I started riding alone on Australian bush trails at age 14. This is before mobile phones (and just after microwave ovens
...soon I can be a historical relic). My father rode with me before that but then my parents decided I was good to go alone, and I rode out a lot and got hours away from home. My parents knew the general direction / riding plan and the time I expected to be back. If necessary they would follow hoofprints in the sand, but that never eventuated because I never actually fell off on a trail riding alone, still haven't, although you get close sometimes when a kangaroo jumps out of thick bush unexpectedly. (I seemed to reserve falling off for rides on our own property. Usually the horse was surprised by the loss of rider and stopped long enough for me to dive for the reins and get back on, but I did walk back to the homestead a few times.) Most of my rides were and are at a good clip. I found horses actually startle less when you keep them trotting or cantering along. In summer I sometimes did trails bareback.

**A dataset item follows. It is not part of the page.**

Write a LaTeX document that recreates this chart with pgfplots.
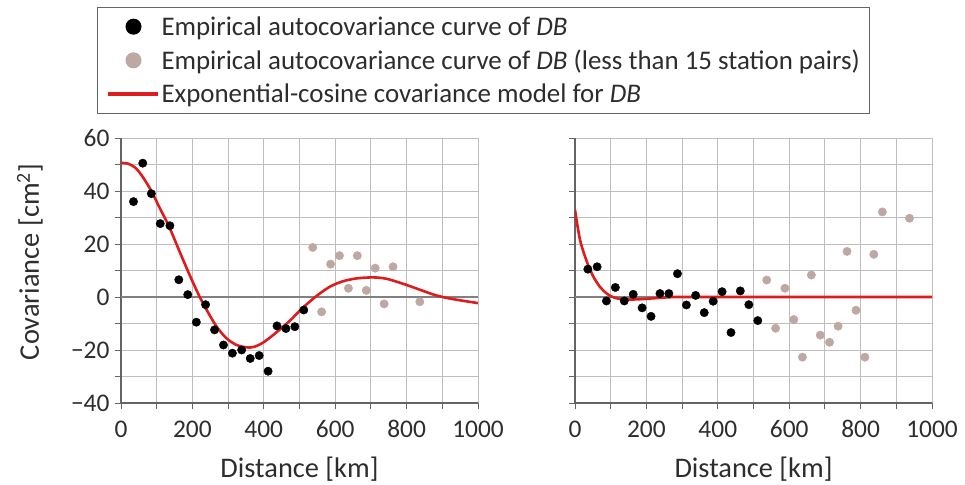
\documentclass[border=0pt]{standalone}
\usepackage{fontspec}
\setmainfont{Carlito}
\usepackage{pgfplots}
\pgfplotsset{compat=1.18}
\definecolor{myred}{RGB}{222,28,28}
\definecolor{mygrey}{RGB}{190,168,163}
\definecolor{gridc}{RGB}{190,190,190}
\definecolor{axc}{RGB}{100,100,100}
\definecolor{txt}{RGB}{45,45,45}
\pgfplotsset{
 myaxis/.style={
  scale only axis, width=357bp, height=265bp,
  xmin=0,xmax=1000,ymin=-40,ymax=60,
  axis x line*=bottom, axis y line*=left,
  xtick={0,100,...,1000}, xticklabels={0,,200,,400,,600,,800,,1000},
  ytick={-40,-30,...,60},
  grid=major, grid style={gridc, line width=0.9bp},
  tick align=outside, major tick length=6bp,
  tick style={axc, line width=0.9bp},
  axis line style={axc, line width=1.1bp},
  ticklabel style={font=\fontsize{25.5}{28}\selectfont, text=txt},
  xticklabel style={yshift=-8bp},
  yticklabel style={xshift=-2bp},
  label style={font=\fontsize{28.5}{32}\selectfont, text=txt},
  xlabel={Distance [km]},
  xlabel style={at={(axis description cs:0.5,-0.283)}, anchor=base},
 },
 mklegend/.style={legend image code/.code={\draw[mark repeat=2,mark phase=2,##1, mark size=7.5bp] plot coordinates {(0bp,0bp) (26bp,0bp) (50bp,0bp)};}},
 lnlegend/.style={legend image code/.code={\draw[##1, line width=4bp] (0bp,0bp) -- (50bp,0bp);}},
 blk/.style={only marks, mark=*, mark size=4.2bp, mark options={fill=black, draw=black}, mklegend},
 gry/.style={only marks, mark=*, mark size=4.2bp, mark options={fill=mygrey, draw=mygrey}, mklegend},
 rline/.style={myred, line width=2.6bp, smooth, no marks, lnlegend},
}
\begin{document}
\begin{tikzpicture}
\path[use as bounding box] (0,0) rectangle (965bp,485bp);
\begin{axis}[myaxis, at={(121bp,82bp)}, anchor=south west,
  yticklabels={−40,,−20,,0,,20,,40,,60},
  ylabel={Covariance [cm\textsuperscript{2}]},
  ylabel style={at={(axis description cs:-0.255,0.532)}, anchor=center, rotate=0},
  legend cell align=left,
  legend style={at={(axis description cs:-0.0672,1.494)}, anchor=north west,
    draw=axc, line width=1bp, fill=white, font=\fontsize{27}{30}\selectfont,
    text=txt, inner xsep=8bp, inner ysep=7bp, row sep=9bp},
]
\addplot[gray, line width=1.6bp, forget plot] coordinates {(0,0) (1000,0)};
\addplot[blk] coordinates {
(35,36) (61,50.5) (85,39) (110,27.7) (137,26.9) (162,6.5) (187,0.9) (211,-9.5) (237,-2.9) (262,-12.4) (287,-18.1) (312,-21.2) (338,-20) (362,-23.2) (387,-22.1) (412,-28) (437,-10.9) (462,-11.9) (487,-11.2) (512,-4.9)
};
\addlegendentry{Empirical autocovariance curve of \textit{DB}}
\addplot[gry] coordinates {
(537,18.7) (562,-5.6) (587,12.4) (612,15.6) (637,3.3) (662,15.6) (687,2.5) (712,10.9) (737,-2.6) (762,11.4) (837,-1.8)
};
\addlegendentry{Empirical autocovariance curve of \textit{DB} (less than 15 station pairs)}
\addplot[rline] coordinates {
(0,50.6) (20,50.3) (40,48.8) (60,45.5) (85,40) (107,34) (135,26.5) (163,17.5) (190,9) (217,1) (238,-4.4) (266,-10.8) (294,-15.4) (322,-18) (350,-19) (370,-18.9) (397,-17.3) (434,-13.5) (471,-9.2) (509,-4.1) (546,0.2) (584,3.8) (621,5.9) (659,7) (705,7.4) (743,6.9) (790,5) (836,2.8) (883,0.6) (930,-0.8) (1000,-2.3)
};
\addlegendentry{Exponential-cosine covariance model for \textit{DB}}
\end{axis}
\begin{axis}[myaxis, at={(575bp,82bp)}, anchor=south west, yticklabels={}]
\addplot[gray, line width=1.6bp] coordinates {(0,0) (1000,0)};
\addplot[blk] coordinates {
(36,10.5) (62,11.4) (88,-1.5) (113,3.6) (138,-1.5) (163,1) (188,-4.1) (213,-7.3) (238,1.3) (263,1.3) (287,8.8) (312,-3) (338,0.6) (362,-5.9) (387,-1.6) (412,2) (437,-13.4) (463,2.3) (487,-2.9) (512,-8.9)
};
\addplot[gry] coordinates {
(537,6.4) (562,-11.8) (588,3.3) (613,-8.5) (637,-22.7) (662,8.3) (687,-14.4) (713,-17.1) (737,-11) (762,17.2) (787,-5) (812,-22.7) (837,16.1) (861,32.1) (937,29.7)
};
\addplot[rline] coordinates {
(0,32.9) (14,21.6) (33,13.4) (51,7.8) (70,3.8) (89,1.3) (107,-0.1) (135,-0.9) (173,-0.9) (219,-0.5) (266,-0.1) (320,0) (1000,0)
};
\end{axis}
\end{tikzpicture}
\end{document}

These days I ride trails accompanied by my dog Jess, who is a Kelpie and runs like a rocket for long distances (Kelpies working sheep often do 30-60km of running in a day's work). The dog notices any wildlife well before us and the act of her noticing stops the horse from startling compared to riding without the dog - also the dog is excited by wildlife rather than scared and so the horse seems to pick up on that and use it as a "don't worry" cue. The dog is a speed freak and if we fall back to a walk she often tries to egg the horse on to a faster pace by gambolling around his front end and yapping excitedly. The dog and horse enjoy racing each other at least once in a ride.
I ride in a Spanish Snaffle, which is actually a mild curb bit with a port mouth, because it makes a spooking episode so much simpler to manage than a snaffle. You can encourage the horse to tuck his face down instead of poking it up and this means you can nip any idea of running off in the bud quite easily and gently. This really reduces injury risks to rider and horse.
Also I carry a multi-tool on the saddle in case my horse gets tangled in stray wire. It hasn't happened but it's good to have a plan in case.
When I ride alone I don't cross roads with regular traffic so if my horse does ever go home without me I don't have to worry about it getting hit by a vehicle.